Predictive modeling of lean body mass, appendicular lean mass, and appendicular skeletal muscle mass using machine learning techniques: A comprehensive analysis utilizing NHANES data and the Look AHEAD study

This study addresses the pressing need for improved methods to predict lean mass in adults, and in particular lean body mass (LBM), appendicular lean mass (ALM), and appendicular skeletal muscle mass (ASMM) for the early detection and management of sarcopenia, a condition characterized by muscle loss and dysfunction. Sarcopenia presents significant health risks, especially in populations with chronic diseases like cancer and the elderly. Current assessment methods, primarily relying on Dual-energy X-ray absorptiometry (DXA) scans, lack widespread applicability, hindering timely intervention.
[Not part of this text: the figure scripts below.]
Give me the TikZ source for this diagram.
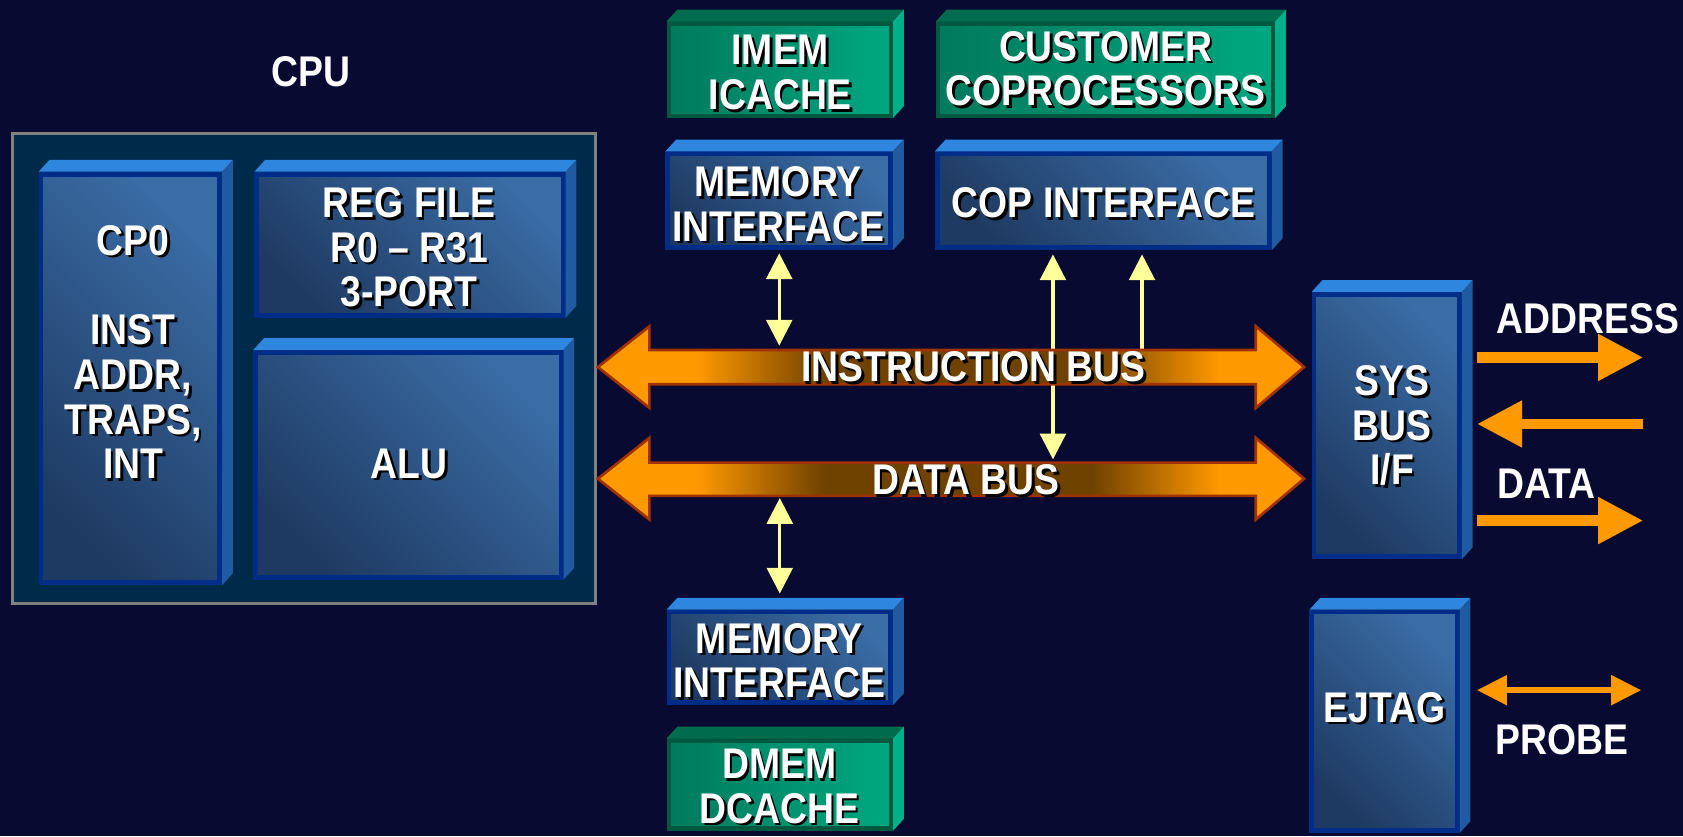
\documentclass[tikz,border=0pt]{standalone}
\usepackage{fontspec}
\setmainfont{Liberation Sans}[FakeStretch=0.87]
\usetikzlibrary{arrows.meta,calc}
\definecolor{bg}{RGB}{8,10,50}
\definecolor{cpufill}{RGB}{0,42,74}
\definecolor{cpuline}{RGB}{128,128,128}
\definecolor{btop}{RGB}{46,134,222}
\definecolor{bside}{RGB}{32,90,160}
\definecolor{bborder}{RGB}{0,45,135}
\definecolor{blight}{RGB}{58,108,165}
\definecolor{bdark}{RGB}{30,58,98}
\definecolor{gtop}{RGB}{0,108,78}
\definecolor{gside}{RGB}{0,176,136}
\definecolor{gborder}{RGB}{0,88,64}
\definecolor{glight}{RGB}{0,168,128}
\definecolor{gdark}{RGB}{0,122,92}
\definecolor{busor}{RGB}{255,153,0}
\definecolor{busdk}{RGB}{112,66,0}
\definecolor{busline}{RGB}{160,50,0}
\definecolor{ylw}{RGB}{255,255,153}
\definecolor{orng}{RGB}{255,153,0}
\pgfdeclarehorizontalshading{busshade}{100bp}{color(0bp)=(busor); color(32bp)=(busor); color(41bp)=(busdk); color(60bp)=(busdk); color(69bp)=(busor); color(100bp)=(busor)}
\newcommand\sh[1]{\makebox[0pt][l]{\hspace{2.5pt}\raisebox{-2.5pt}[0pt][0pt]{\textcolor{black}{#1}}}#1}
\newcommand\bevel[3]{%
  \fill[#2] (#1.north west) -- (#1.north east) -- ++(10,-11) -- ($(#1.north west)+(10,-11)$) -- cycle;
  \fill[#3] (#1.north east) -- ++(10,-11) -- ($(#1.south east)+(10,-11)$) -- (#1.south east) -- cycle;}
\begin{document}
\begin{tikzpicture}[x=1pt,y=-1pt,
  lbl/.style={text=white,font=\fontsize{40}{41.7}\selectfont\bfseries,align=center,inner sep=0pt},
  bluebox/.style={rectangle,draw=bborder,line width=4.5pt,top color=blight,bottom color=bdark,shading angle=-45,inner sep=0pt},
  greenbox/.style={rectangle,draw=gborder,line width=4pt,left color=gdark,right color=glight,inner sep=0pt},
  yboth/.style={draw=ylw,line width=3pt,{Triangle[width=24pt,length=24pt]}-{Triangle[width=24pt,length=24pt]}},
  yup/.style={draw=ylw,line width=3pt,{Triangle[width=24pt,length=24pt]}-},
  oarr/.style={draw=orng,line width=10pt,-{Triangle[width=41pt,length=42pt]}},
  parr/.style={draw=orng,line width=5pt,{Triangle[width=27pt,length=28pt]}-{Triangle[width=27pt,length=28pt]}},
  bus/.style={shading=busshade,draw=busline,line width=2.5pt,line join=miter}]
\useasboundingbox (0,0) rectangle (1568,779);
\fill[bg] (0,0) rectangle (1568,779);

% CPU
\node[lbl] (cpu-t) at (290,67) {CPU};
\node[draw=cpuline,line width=3pt,fill=cpufill,minimum width=543,minimum height=438,inner sep=0pt] (cpu) at (283,343.5) {};
\node[bluebox,minimum width=166.5,minimum height=380.5] (cp0) at (121.5,352.5) {};
\bevel{cp0}{btop}{bside}
\node[bluebox,minimum width=285.5,minimum height=131.5] (reg) at (382,228) {};
\bevel{reg}{btop}{bside}
\node[bluebox,minimum width=284.5,minimum height=209.5] (alu) at (380.5,433) {};
\bevel{alu}{btop}{bside}
\node[lbl] (cp0-t) at (124,328) {\sh{CP0}\\[41.7pt]\sh{INST}\\\sh{ADDR,}\\\sh{TRAPS,}\\\sh{INT}};
\node[lbl] (reg-t) at (381,230.5) {\sh{REG FILE}\\\sh{R0 \textendash{} R31}\\\sh{3-PORT}};
\node[lbl] (alu-t) at (381,432) {\sh{ALU}};

% top column
\node[greenbox,minimum width=207,minimum height=86] (imem) at (726.5,65) {};
\bevel{imem}{gtop}{gside}
\node[lbl] (imem-t) at (727,67.5) {\sh{IMEM}\\\sh{ICACHE}};
\node[greenbox,minimum width=312,minimum height=86] (cust) at (1030,65) {};
\bevel{cust}{gtop}{gside}
\node[lbl] (cust-t) at (1030,64) {\sh{CUSTOMER}\\\sh{COPROCESSORS}};
\node[bluebox,minimum width=207.5,minimum height=87.5] (memi1) at (726,187) {};
\bevel{memi1}{btop}{bside}
\node[lbl] (memi1-t) at (725,190) {\sh{MEMORY}\\\sh{INTERFACE}};
\node[bluebox,minimum width=309.5,minimum height=87.5] (cop) at (1028,187) {};
\bevel{cop}{btop}{bside}
\node[lbl] (cop-t) at (1028,189) {\sh{COP INTERFACE}};

% bottom column
\node[bluebox,minimum width=206.5,minimum height=84.5] (memi2) at (726.5,612.5) {};
\bevel{memi2}{btop}{bside}
\node[lbl] (memi2-t) at (726,615.5) {\sh{MEMORY}\\\sh{INTERFACE}};
\node[greenbox,minimum width=207,minimum height=82] (dmem) at (726.5,731) {};
\bevel{dmem}{gtop}{gside}
\node[lbl] (dmem-t) at (726,732.5) {\sh{DMEM}\\\sh{DCACHE}};

% right column
\node[bluebox,minimum width=135.5,minimum height=244.5] (sys) at (1292,396.5) {};
\bevel{sys}{btop}{bside}
\node[lbl] (sys-t) at (1297,396.5) {\sh{SYS}\\\sh{BUS}\\\sh{I/F}};
\node[bluebox,minimum width=135.5,minimum height=203.5] (ejtag) at (1290,672) {};
\bevel{ejtag}{btop}{bside}
\node[lbl] (ejtag-t) at (1290,659) {\sh{EJTAG}};

% bus reference coordinates
\coordinate (ibt) at (0,326);
\coordinate (dbt) at (0,431);
\coordinate (dbb) at (0,462);

% yellow connectors
\draw[yboth] ($(memi1.south)+(0,3)$) -- ($(memi1.south |- ibt)+(0,-4)$);
\draw[yboth] ($(cop.south)+(-47,4)$) -- ($(cop.south |- dbt)+(-47,-3)$);
\draw[yup] ($(cop.south)+(36,4)$) -- ($(cop.south |- ibt)+(36,0)$);
\draw[yboth] ($(memi2.north |- dbb)+(0,2)$) -- ($(memi2.north)+(0,-15)$);

% buses
\shadedraw[bus] (557,342) -- (605,304) -- (605,326) -- (1170,326) -- (1170,304) -- (1215,342) -- (1170,380) -- (1170,358) -- (605,358) -- (605,380) -- cycle;
\node[lbl] (ib-t) at (907,342) {\sh{INSTRUCTION BUS}};
\shadedraw[bus] (557,446) -- (605,408) -- (605,431) -- (1170,431) -- (1170,408) -- (1215,446) -- (1170,484) -- (1170,462) -- (605,462) -- (605,484) -- cycle;
\node[lbl] (db-t) at (900,447) {\sh{DATA BUS}};

% external signals
\coordinate (a1) at (1531,333);
\coordinate (a2) at (1531,395);
\coordinate (a3) at (1531,485);
\coordinate (p1) at (1529,643);
\draw[oarr] ($(sys.east |- a1)+(14,0)$) -- (a1);
\draw[oarr] (a2) -- ($(sys.east |- a2)+(14,0)$);
\draw[oarr] ($(sys.east |- a3)+(14,0)$) -- (a3);
\draw[parr] ($(ejtag.east |- p1)+(16,0)$) -- (p1);
\node[lbl,anchor=west] (addr-t) at (1394,296.5) {ADDRESS};
\node[lbl,anchor=west] (data-t) at (1395,451) {DATA};
\node[lbl,anchor=west] (probe-t) at (1393,689) {PROBE};
\end{tikzpicture}
\end{document}
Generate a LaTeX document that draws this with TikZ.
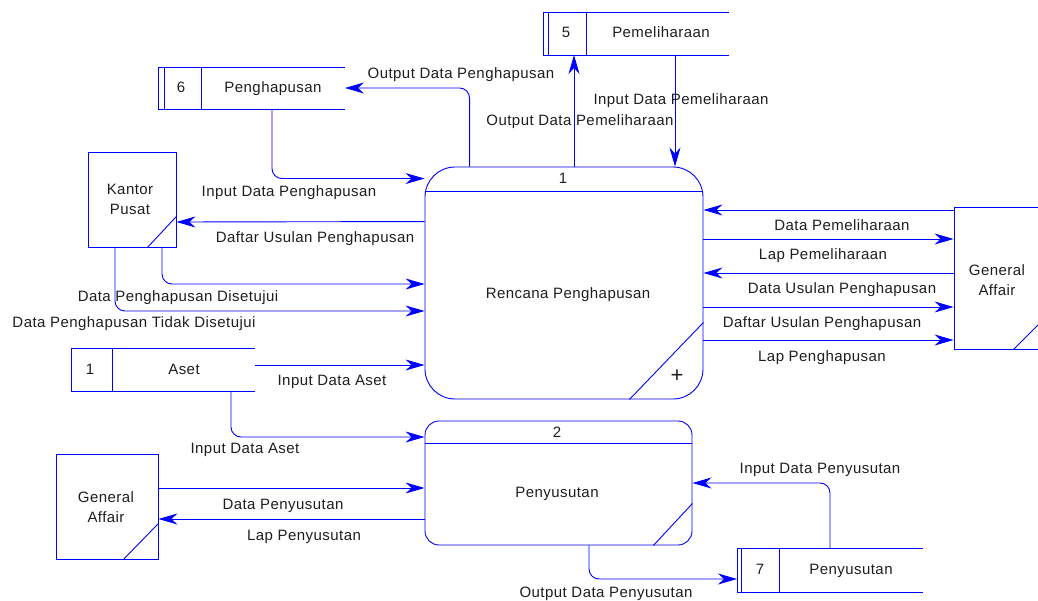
\documentclass[tikz,border=0pt]{standalone}
\usepackage{fontspec}
\usetikzlibrary{arrows.meta,calc}
\newfontfamily\dfdfont[LetterSpace=3]{Liberation Sans}
\definecolor{dfdblue}{RGB}{0,0,255}
\definecolor{ink}{RGB}{30,30,30}
\tikzset{
  line/.style={draw=dfdblue, line width=0.9pt},
  flow/.style={line, rounded corners=10pt, -{Stealth[length=19pt,width=11pt,inset=6pt]}},
  lbl/.style={text=ink, font=\dfdfont\fontsize{15}{20}\selectfont, inner sep=0pt, text height=11pt, text depth=3pt},
  boxtxt/.style={text=ink, font=\dfdfont\fontsize{15}{20}\selectfont, inner sep=0pt, align=center},
  storebox/.style={inner sep=0pt, outer sep=0pt},
}
\begin{document}
\begin{tikzpicture}[x=1pt,y=-1pt]
\useasboundingbox (0,0) rectangle (1038,601);

% ---------- processes ----------
\node[line, inner sep=0pt, minimum width=278pt, minimum height=232pt, rounded corners=30pt] (p1) at (564,283) {};
\draw[line] ([yshift=-25pt]p1.north west) -- ([yshift=-25pt]p1.north east);
\draw[line] ([xshift=-74pt]p1.south east) -- ([yshift=77pt]p1.south east);
\node[lbl] (p1id) at (563,180) {1};
\node[lbl] (p1name) at (568,295) {Rencana Penghapusan};
\node[text=ink, font=\dfdfont\fontsize{22}{22}\selectfont, inner sep=0pt] (p1plus) at (677,376) {+};

\node[line, inner sep=0pt, minimum width=267pt, minimum height=124pt, rounded corners=14pt] (p2) at (558.5,483) {};
\draw[line] ([yshift=-23pt]p2.north west) -- ([yshift=-23pt]p2.north east);
\draw[line] ([xshift=-39pt]p2.south east) -- ([yshift=42pt]p2.south east);
\node[lbl] (p2id) at (557,433) {2};
\node[lbl] (p2name) at (557,493) {Penyusutan};

% ---------- data stores ----------
\node[storebox, minimum width=186pt, minimum height=43pt] (s5) at (636,33.5) {};
\draw[line] (s5.north east) -- (s5.north west) -- (s5.south west) -- (s5.south east);
\draw[line] ([xshift=5pt]s5.north west) -- ([xshift=5pt]s5.south west);
\draw[line] ([xshift=43pt]s5.north west) -- ([xshift=43pt]s5.south west);
\node[lbl] (s5id) at (566,34) {5};
\node[lbl] (s5name) at (661,34) {Pemeliharaan};

\node[storebox, minimum width=187pt, minimum height=42pt] (s6) at (251.5,88) {};
\draw[line] (s6.north east) -- (s6.north west) -- (s6.south west) -- (s6.south east);
\draw[line] ([xshift=6pt]s6.north west) -- ([xshift=6pt]s6.south west);
\draw[line] ([xshift=43pt]s6.north west) -- ([xshift=43pt]s6.south west);
\node[lbl] (s6id) at (181,89) {6};
\node[lbl] (s6name) at (273,89) {Penghapusan};

\node[storebox, minimum width=184pt, minimum height=43pt] (s1) at (163,369.5) {};
\draw[line] (s1.north east) -- (s1.north west) -- (s1.south west) -- (s1.south east);
\draw[line] ([xshift=41pt]s1.north west) -- ([xshift=41pt]s1.south west);
\node[lbl] (s1id) at (90,370) {1};
\node[lbl] (s1name) at (184,370) {Aset};

\node[storebox, minimum width=186pt, minimum height=44pt] (s7) at (830,570) {};
\draw[line] (s7.north east) -- (s7.north west) -- (s7.south west) -- (s7.south east);
\draw[line] ([xshift=4pt]s7.north west) -- ([xshift=4pt]s7.south west);
\draw[line] ([xshift=42pt]s7.north west) -- ([xshift=42pt]s7.south west);
\node[lbl] (s7id) at (760,570) {7};
\node[lbl] (s7name) at (851,570) {Penyusutan};

% ---------- external entities ----------
\node[line, inner sep=0pt, minimum width=88pt, minimum height=95pt] (kp) at (132,199.5) {};
\draw[line] ([xshift=-29pt]kp.south east) -- ([yshift=31pt]kp.south east);
\node[boxtxt] (kptxt) at (130,199) {Kantor\\Pusat};

\node[line, inner sep=0pt, minimum width=102pt, minimum height=105pt] (gal) at (107,506.5) {};
\draw[line] ([xshift=-35pt]gal.south east) -- ([yshift=36pt]gal.south east);
\node[boxtxt] (galtxt) at (106,507) {General\\Affair};

\node[line, inner sep=0pt, minimum width=86pt, minimum height=142pt] (gar) at (997,278) {};
\draw[line] ([xshift=-27pt]gar.south east) -- ([yshift=27pt]gar.south east);
\node[boxtxt] (gartxt) at (997,280) {General\\Affair};

% ---------- flows: top ----------
\draw[flow] ($(p1.north west)+(45,0)$) |- (s6.east);
\node[lbl] (f1) at (461,75) {Output Data Penghapusan};

\draw[flow] ($(s6.south)+(20.5,0)$) |- ($(p1.north west)+(0,12)$);
\node[lbl] (f2) at (289,193) {Input Data Penghapusan};

\draw[flow] ($(p1.north)+(10,0)$) -- ($(s5.south)+(-62,0)$);
\node[lbl] (f3) at (580,122) {Output Data Pemeliharaan};

\draw[flow] ($(s5.south)+(39,0)$) -- ($(p1.north)+(111,0)$);
\node[lbl] (f4) at (681,101) {Input Data Pemeliharaan};

% ---------- flows: Kantor Pusat ----------
\draw[flow] ($(p1.north west)+(0,55)$) -- ($(kp.east)+(0,22.5)$);
\node[lbl] (f5) at (315,239) {Daftar Usulan Penghapusan};

\draw[flow] ($(kp.south)+(30,0)$) |- ($(p1.west)+(0,1)$);
\node[lbl] (f6) at (178,298) {Data Penghapusan Disetujui};

\draw[flow] ($(kp.south)+(-17,0)$) |- ($(p1.west)+(0,28)$);
\node[lbl] (f7) at (134,323) {Data Penghapusan Tidak Disetujui};

% ---------- flows: Aset ----------
\draw[flow] ($(s1.east)+(0,-4.5)$) -- ($(p1.west)+(0,82)$);
\node[lbl] (f8) at (332,381) {Input Data Aset};

\draw[flow] ($(s1.south)+(68,0)$) |- ($(p2.west)+(0,-46)$);
\node[lbl] (f9) at (245,449) {Input Data Aset};

% ---------- flows: General Affair (left) ----------
\draw[flow] ($(gal.east)+(0,-18.5)$) -- ($(p2.west)+(0,5)$);
\node[lbl] (f10) at (283,505) {Data Penyusutan};

\draw[flow] ($(p2.west)+(0,36)$) -- ($(gal.east)+(0,12.5)$);
\node[lbl] (f11) at (304,536) {Lap Penyusutan};

% ---------- flows: Penyusutan store ----------
\draw[flow] ($(p2.south)+(30.5,0)$) |- ($(s7.west)+(0,9)$);
\node[lbl] (f12) at (606,593) {Output Data Penyusutan};

\draw[flow] (s7.north) |- (p2.east);
\node[lbl] (f13) at (820,469) {Input Data Penyusutan};

% ---------- flows: General Affair (right) ----------
\draw[flow] ($(gar.west)+(0,-68)$) -- ($(p1.east)+(0,-73)$);
\node[lbl] (f14) at (842,227) {Data Pemeliharaan};

\draw[flow] ($(p1.east)+(0,-44)$) -- ($(gar.west)+(0,-39)$);
\node[lbl] (f15) at (823,256) {Lap Pemeliharaan};

\draw[flow] ($(gar.west)+(0,-5)$) -- ($(p1.east)+(0,-10)$);
\node[lbl] (f16) at (842,290) {Data Usulan Penghapusan};

\draw[flow] ($(p1.east)+(0,24)$) -- ($(gar.west)+(0,29)$);
\node[lbl] (f17) at (822,323) {Daftar Usulan Penghapusan};

\draw[flow] ($(p1.east)+(0,57)$) -- ($(gar.west)+(0,62)$);
\node[lbl] (f18) at (822,357) {Lap Penghapusan};
\end{tikzpicture}
\end{document}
Leveraging machine learning techniques, this research aimed to develop and validate predictive models using data from the National Health and Nutrition Examination Survey (NHANES) and the Action for Health in Diabetes (Look AHEAD) study. The models were trained on anthropometric data, demographic factors, and DXA-derived metrics to accurately estimate LBM, ALM, and ASMM normalized to weight. Results demonstrated consistent performance across various machine learning algorithms, with LassoNet, a non-linear extension of the popular LASSO method, exhibiting superior predictive accuracy. Notably, the integration of bone mineral density measurements into the models had minimal impact on predictive accuracy, suggesting potential alternatives to DXA scans for lean mass assessment in the general population. Despite the robustness of the models, limitations include the absence of outcome measures and cohorts highly vulnerable to muscle mass loss. Nonetheless, these findings hold promise for revolutionizing lean mass assessment paradigms, offering implications for chronic disease management and personalized health interventions. Future research endeavors should focus on validating these models in diverse populations and addressing clinical complexities to enhance prediction accuracy and clinical utility in managing sarcopenia.